— Given exercise —
Retype all of the data. Every line must match exactly.

— Recorded information —
============

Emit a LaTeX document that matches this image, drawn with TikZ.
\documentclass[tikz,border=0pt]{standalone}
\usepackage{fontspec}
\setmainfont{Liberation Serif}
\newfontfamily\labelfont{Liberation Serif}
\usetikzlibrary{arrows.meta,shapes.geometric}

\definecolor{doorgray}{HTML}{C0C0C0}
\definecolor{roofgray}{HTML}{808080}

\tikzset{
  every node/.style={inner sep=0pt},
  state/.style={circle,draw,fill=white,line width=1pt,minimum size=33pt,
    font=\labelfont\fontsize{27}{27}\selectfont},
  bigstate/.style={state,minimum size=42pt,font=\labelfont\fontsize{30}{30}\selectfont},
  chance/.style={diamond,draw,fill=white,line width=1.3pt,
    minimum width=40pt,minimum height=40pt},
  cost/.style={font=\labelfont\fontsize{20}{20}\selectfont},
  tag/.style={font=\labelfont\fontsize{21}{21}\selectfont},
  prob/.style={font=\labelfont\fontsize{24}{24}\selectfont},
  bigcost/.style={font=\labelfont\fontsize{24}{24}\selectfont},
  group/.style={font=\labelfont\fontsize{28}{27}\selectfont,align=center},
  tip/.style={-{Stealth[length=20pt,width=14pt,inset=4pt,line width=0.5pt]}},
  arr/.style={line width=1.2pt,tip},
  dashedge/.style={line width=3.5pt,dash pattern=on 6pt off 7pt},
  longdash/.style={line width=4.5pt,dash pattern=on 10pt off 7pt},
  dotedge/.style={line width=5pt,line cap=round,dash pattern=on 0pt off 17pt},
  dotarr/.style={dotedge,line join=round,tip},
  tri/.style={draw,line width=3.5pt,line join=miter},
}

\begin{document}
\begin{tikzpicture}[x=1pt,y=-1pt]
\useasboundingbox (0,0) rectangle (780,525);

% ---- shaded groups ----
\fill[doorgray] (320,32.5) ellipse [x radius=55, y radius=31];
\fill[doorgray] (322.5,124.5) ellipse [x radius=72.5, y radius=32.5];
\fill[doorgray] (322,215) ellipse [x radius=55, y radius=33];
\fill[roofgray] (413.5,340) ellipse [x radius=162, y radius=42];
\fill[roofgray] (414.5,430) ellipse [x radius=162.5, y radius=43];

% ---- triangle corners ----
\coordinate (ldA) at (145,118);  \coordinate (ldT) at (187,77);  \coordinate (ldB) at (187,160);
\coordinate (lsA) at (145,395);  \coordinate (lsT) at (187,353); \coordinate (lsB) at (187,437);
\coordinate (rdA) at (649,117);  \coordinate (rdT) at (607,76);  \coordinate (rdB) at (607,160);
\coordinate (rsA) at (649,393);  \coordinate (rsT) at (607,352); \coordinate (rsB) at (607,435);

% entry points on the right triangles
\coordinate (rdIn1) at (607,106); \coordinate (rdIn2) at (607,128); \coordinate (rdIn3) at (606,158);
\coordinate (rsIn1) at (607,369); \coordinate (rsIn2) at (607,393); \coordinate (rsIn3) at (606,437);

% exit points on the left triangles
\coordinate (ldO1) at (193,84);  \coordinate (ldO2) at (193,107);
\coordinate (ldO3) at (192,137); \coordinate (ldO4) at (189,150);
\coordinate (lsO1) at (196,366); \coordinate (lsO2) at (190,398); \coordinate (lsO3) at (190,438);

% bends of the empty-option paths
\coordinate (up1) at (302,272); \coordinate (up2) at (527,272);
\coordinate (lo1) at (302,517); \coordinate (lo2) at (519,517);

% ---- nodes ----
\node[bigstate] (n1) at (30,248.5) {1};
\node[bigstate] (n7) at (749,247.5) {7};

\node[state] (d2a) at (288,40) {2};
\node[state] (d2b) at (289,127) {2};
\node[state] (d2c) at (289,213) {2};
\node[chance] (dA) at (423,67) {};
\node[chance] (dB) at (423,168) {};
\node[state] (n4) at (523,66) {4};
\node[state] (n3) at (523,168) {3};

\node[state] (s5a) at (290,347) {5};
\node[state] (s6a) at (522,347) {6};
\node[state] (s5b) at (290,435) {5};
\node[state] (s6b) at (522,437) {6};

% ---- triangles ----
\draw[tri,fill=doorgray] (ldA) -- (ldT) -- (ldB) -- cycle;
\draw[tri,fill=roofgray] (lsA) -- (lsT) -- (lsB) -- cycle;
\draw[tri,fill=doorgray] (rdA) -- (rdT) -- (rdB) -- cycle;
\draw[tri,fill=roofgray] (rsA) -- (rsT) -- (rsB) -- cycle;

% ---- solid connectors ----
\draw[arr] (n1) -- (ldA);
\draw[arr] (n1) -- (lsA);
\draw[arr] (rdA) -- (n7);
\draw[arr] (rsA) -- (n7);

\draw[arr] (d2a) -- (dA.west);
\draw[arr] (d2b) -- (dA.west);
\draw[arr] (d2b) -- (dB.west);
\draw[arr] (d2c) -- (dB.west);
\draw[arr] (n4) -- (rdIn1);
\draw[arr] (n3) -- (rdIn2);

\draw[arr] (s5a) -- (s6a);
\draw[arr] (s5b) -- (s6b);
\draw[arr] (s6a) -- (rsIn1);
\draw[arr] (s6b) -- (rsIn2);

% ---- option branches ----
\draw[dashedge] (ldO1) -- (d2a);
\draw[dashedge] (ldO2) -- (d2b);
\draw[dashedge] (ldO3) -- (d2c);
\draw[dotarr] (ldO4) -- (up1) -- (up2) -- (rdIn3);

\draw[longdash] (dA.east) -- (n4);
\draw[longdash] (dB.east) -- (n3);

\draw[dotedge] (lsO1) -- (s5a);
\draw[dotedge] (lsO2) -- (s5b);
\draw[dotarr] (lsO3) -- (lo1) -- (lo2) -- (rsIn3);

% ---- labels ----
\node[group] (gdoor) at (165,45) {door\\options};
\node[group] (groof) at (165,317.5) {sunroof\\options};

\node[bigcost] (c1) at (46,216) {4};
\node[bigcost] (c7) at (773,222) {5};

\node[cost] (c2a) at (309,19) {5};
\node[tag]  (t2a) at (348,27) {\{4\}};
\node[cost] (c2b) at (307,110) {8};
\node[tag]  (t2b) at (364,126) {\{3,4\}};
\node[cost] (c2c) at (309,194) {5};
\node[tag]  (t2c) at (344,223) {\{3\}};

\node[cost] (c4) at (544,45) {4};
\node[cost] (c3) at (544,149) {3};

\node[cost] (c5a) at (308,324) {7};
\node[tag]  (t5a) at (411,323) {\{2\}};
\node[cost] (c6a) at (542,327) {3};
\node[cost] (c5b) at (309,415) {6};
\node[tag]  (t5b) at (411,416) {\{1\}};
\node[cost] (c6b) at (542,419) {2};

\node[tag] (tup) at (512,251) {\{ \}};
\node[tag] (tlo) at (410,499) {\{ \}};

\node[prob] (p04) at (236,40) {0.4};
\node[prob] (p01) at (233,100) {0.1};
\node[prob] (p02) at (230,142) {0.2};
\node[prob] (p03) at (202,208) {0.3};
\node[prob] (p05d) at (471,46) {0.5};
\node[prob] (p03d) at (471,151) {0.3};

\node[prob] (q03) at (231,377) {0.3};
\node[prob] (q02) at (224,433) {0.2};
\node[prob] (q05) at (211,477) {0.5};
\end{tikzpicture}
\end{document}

============

— Finished answer —
Emit a LaTeX document that matches this image, drawn with TikZ.
\documentclass[tikz,border=0pt]{standalone}
\usepackage{fontspec}
\setmainfont{Liberation Serif}
\newfontfamily\labelfont{Liberation Serif}
\usetikzlibrary{arrows.meta,shapes.geometric}

\definecolor{doorgray}{HTML}{C0C0C0}
\definecolor{roofgray}{HTML}{808080}

\tikzset{
  every node/.style={inner sep=0pt},
  state/.style={circle,draw,fill=white,line width=1pt,minimum size=33pt,
    font=\labelfont\fontsize{27}{27}\selectfont},
  bigstate/.style={state,minimum size=42pt,font=\labelfont\fontsize{30}{30}\selectfont},
  chance/.style={diamond,draw,fill=white,line width=1.3pt,
    minimum width=40pt,minimum height=40pt},
  cost/.style={font=\labelfont\fontsize{20}{20}\selectfont},
  tag/.style={font=\labelfont\fontsize{21}{21}\selectfont},
  prob/.style={font=\labelfont\fontsize{24}{24}\selectfont},
  bigcost/.style={font=\labelfont\fontsize{24}{24}\selectfont},
  group/.style={font=\labelfont\fontsize{28}{27}\selectfont,align=center},
  tip/.style={-{Stealth[length=20pt,width=14pt,inset=4pt,line width=0.5pt]}},
  arr/.style={line width=1.2pt,tip},
  dashedge/.style={line width=3.5pt,dash pattern=on 6pt off 7pt},
  longdash/.style={line width=4.5pt,dash pattern=on 10pt off 7pt},
  dotedge/.style={line width=5pt,line cap=round,dash pattern=on 0pt off 17pt},
  dotarr/.style={dotedge,line join=round,tip},
  tri/.style={draw,line width=3.5pt,line join=miter},
}

\begin{document}
\begin{tikzpicture}[x=1pt,y=-1pt]
\useasboundingbox (0,0) rectangle (780,525);

% ---- shaded groups ----
\fill[doorgray] (320,32.5) ellipse [x radius=55, y radius=31];
\fill[doorgray] (322.5,124.5) ellipse [x radius=72.5, y radius=32.5];
\fill[doorgray] (322,215) ellipse [x radius=55, y radius=33];
\fill[roofgray] (413.5,340) ellipse [x radius=162, y radius=42];
\fill[roofgray] (414.5,430) ellipse [x radius=162.5, y radius=43];

% ---- triangle corners ----
\coordinate (ldA) at (145,118);  \coordinate (ldT) at (187,77);  \coordinate (ldB) at (187,160);
\coordinate (lsA) at (145,395);  \coordinate (lsT) at (187,353); \coordinate (lsB) at (187,437);
\coordinate (rdA) at (649,117);  \coordinate (rdT) at (607,76);  \coordinate (rdB) at (607,160);
\coordinate (rsA) at (649,393);  \coordinate (rsT) at (607,352); \coordinate (rsB) at (607,435);

% entry points on the right triangles
\coordinate (rdIn1) at (607,106); \coordinate (rdIn2) at (607,128); \coordinate (rdIn3) at (606,158);
\coordinate (rsIn1) at (607,369); \coordinate (rsIn2) at (607,393); \coordinate (rsIn3) at (606,437);

% exit points on the left triangles
\coordinate (ldO1) at (193,84);  \coordinate (ldO2) at (193,107);
\coordinate (ldO3) at (192,137); \coordinate (ldO4) at (189,150);
\coordinate (lsO1) at (196,366); \coordinate (lsO2) at (190,398); \coordinate (lsO3) at (190,438);

% bends of the empty-option paths
\coordinate (up1) at (302,272); \coordinate (up2) at (527,272);
\coordinate (lo1) at (302,517); \coordinate (lo2) at (519,517);

% ---- nodes ----
\node[bigstate] (n1) at (30,248.5) {1};
\node[bigstate] (n7) at (749,247.5) {7};

\node[state] (d2a) at (288,40) {2};
\node[state] (d2b) at (289,127) {2};
\node[state] (d2c) at (289,213) {2};
\node[chance] (dA) at (423,67) {};
\node[chance] (dB) at (423,168) {};
\node[state] (n4) at (523,66) {4};
\node[state] (n3) at (523,168) {3};

\node[state] (s5a) at (290,347) {5};
\node[state] (s6a) at (522,347) {6};
\node[state] (s5b) at (290,435) {5};
\node[state] (s6b) at (522,437) {6};

% ---- triangles ----
\draw[tri,fill=doorgray] (ldA) -- (ldT) -- (ldB) -- cycle;
\draw[tri,fill=roofgray] (lsA) -- (lsT) -- (lsB) -- cycle;
\draw[tri,fill=doorgray] (rdA) -- (rdT) -- (rdB) -- cycle;
\draw[tri,fill=roofgray] (rsA) -- (rsT) -- (rsB) -- cycle;

% ---- solid connectors ----
\draw[arr] (n1) -- (ldA);
\draw[arr] (n1) -- (lsA);
\draw[arr] (rdA) -- (n7);
\draw[arr] (rsA) -- (n7);

\draw[arr] (d2a) -- (dA.west);
\draw[arr] (d2b) -- (dA.west);
\draw[arr] (d2b) -- (dB.west);
\draw[arr] (d2c) -- (dB.west);
\draw[arr] (n4) -- (rdIn1);
\draw[arr] (n3) -- (rdIn2);

\draw[arr] (s5a) -- (s6a);
\draw[arr] (s5b) -- (s6b);
\draw[arr] (s6a) -- (rsIn1);
\draw[arr] (s6b) -- (rsIn2);

% ---- option branches ----
\draw[dashedge] (ldO1) -- (d2a);
\draw[dashedge] (ldO2) -- (d2b);
\draw[dashedge] (ldO3) -- (d2c);
\draw[dotarr] (ldO4) -- (up1) -- (up2) -- (rdIn3);

\draw[longdash] (dA.east) -- (n4);
\draw[longdash] (dB.east) -- (n3);

\draw[dotedge] (lsO1) -- (s5a);
\draw[dotedge] (lsO2) -- (s5b);
\draw[dotarr] (lsO3) -- (lo1) -- (lo2) -- (rsIn3);

% ---- labels ----
\node[group] (gdoor) at (165,45) {door\\options};
\node[group] (groof) at (165,317.5) {sunroof\\options};

\node[bigcost] (c1) at (46,216) {4};
\node[bigcost] (c7) at (773,222) {5};

\node[cost] (c2a) at (309,19) {5};
\node[tag]  (t2a) at (348,27) {\{4\}};
\node[cost] (c2b) at (307,110) {8};
\node[tag]  (t2b) at (364,126) {\{3,4\}};
\node[cost] (c2c) at (309,194) {5};
\node[tag]  (t2c) at (344,223) {\{3\}};

\node[cost] (c4) at (544,45) {4};
\node[cost] (c3) at (544,149) {3};

\node[cost] (c5a) at (308,324) {7};
\node[tag]  (t5a) at (411,323) {\{2\}};
\node[cost] (c6a) at (542,327) {3};
\node[cost] (c5b) at (309,415) {6};
\node[tag]  (t5b) at (411,416) {\{1\}};
\node[cost] (c6b) at (542,419) {2};

\node[tag] (tup) at (512,251) {\{ \}};
\node[tag] (tlo) at (410,499) {\{ \}};

\node[prob] (p04) at (236,40) {0.4};
\node[prob] (p01) at (233,100) {0.1};
\node[prob] (p02) at (230,142) {0.2};
\node[prob] (p03) at (202,208) {0.3};
\node[prob] (p05d) at (471,46) {0.5};
\node[prob] (p03d) at (471,151) {0.3};

\node[prob] (q03) at (231,377) {0.3};
\node[prob] (q02) at (224,433) {0.2};
\node[prob] (q05) at (211,477) {0.5};
\end{tikzpicture}
\end{document}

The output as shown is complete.